Today, of course, for someone identifying as a Christian (as I do), contemplation of death is particularly important. What it means to die, and what it might have meant for someone undying to, inexplicably, die. What it means if death is no longer an end, but instead the opening of a doorway into some other place. To me, there is more comfort in the poem than Gallagher herself may see or have intended. She forces herself to recognize the death of a loved one by staying with him far past what a medical professional would deem “the end”. She responds to death with love, and does not even deny the physical connection between her and her absent husband, wrapping her arms around him one last time. I think of the cold form of a broken man being carried down from the hill of execution. Based on the accounts we have, we think most of his friends were gone, but that some few still remained. His mother was there. Did they hold him close, any of them? Did Mary wrap her arms around her dead son and wonder why the angel had lied to her, promised her a triumphant redeemer and yet delivered only a man condemned by his own people to die in ignominy? Did John, the disciple he loved, wonder where love could go when the loved one passed into death’s arms? When the enigmatic Joseph of Arimathea lifted the body to place him in a rich man’s tomb, did he remove his fine robes and rings first, to better feel the chill of a fallen Messiah’s stopped blood just once before rolling a stone between them? I wonder. Surely they felt, in their own ways, a grief as deep and profound as Gallagher’s. That night, after lighting the Sabbath candles, I wonder if any of them lay quietly in bed, arms out and face upwards, envisioning themselves adrift and calm on death’s waves with the cold form of Jesus nearby. I hope they did.

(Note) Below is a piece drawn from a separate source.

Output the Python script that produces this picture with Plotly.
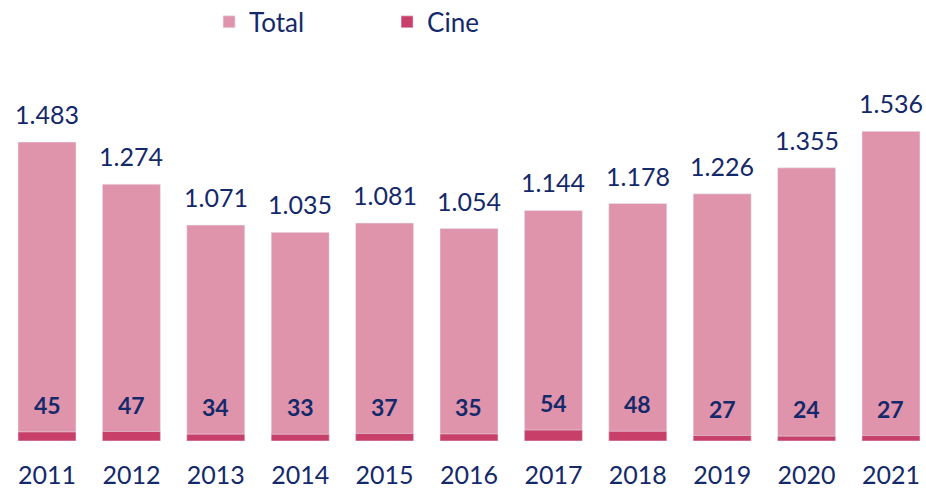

For resurrection to mean anything to a church founded on it, we have to confront death, I think. Certainly, for me, if I don’t really engage with what it was like that Good Friday evening, that Holy Saturday morning and all that long afternoon, Easter morning feels superficial, excessively cheery. Whatever it means to rise again, first we must fall into that cold, dark place, in order to feel the rising. I am glad for poems like Gallagher’s that remind me how to look with both eyes at death and not rush past it into whatever comfort the ideas of new life and Heaven bring. Christianity is often tarred with the brush of being too glib about death, too quick to see “oh, but Heaven will be wonderful” as an excuse for all Earth’s sorrows. I think there can be truth in that, and I want to avoid it for myself, if I can: I am grateful to Gallagher, and all the other writers who have walked right up to the edge of death and peered into it, for helping me see humanity and mortality with clear eyes and a serious heart.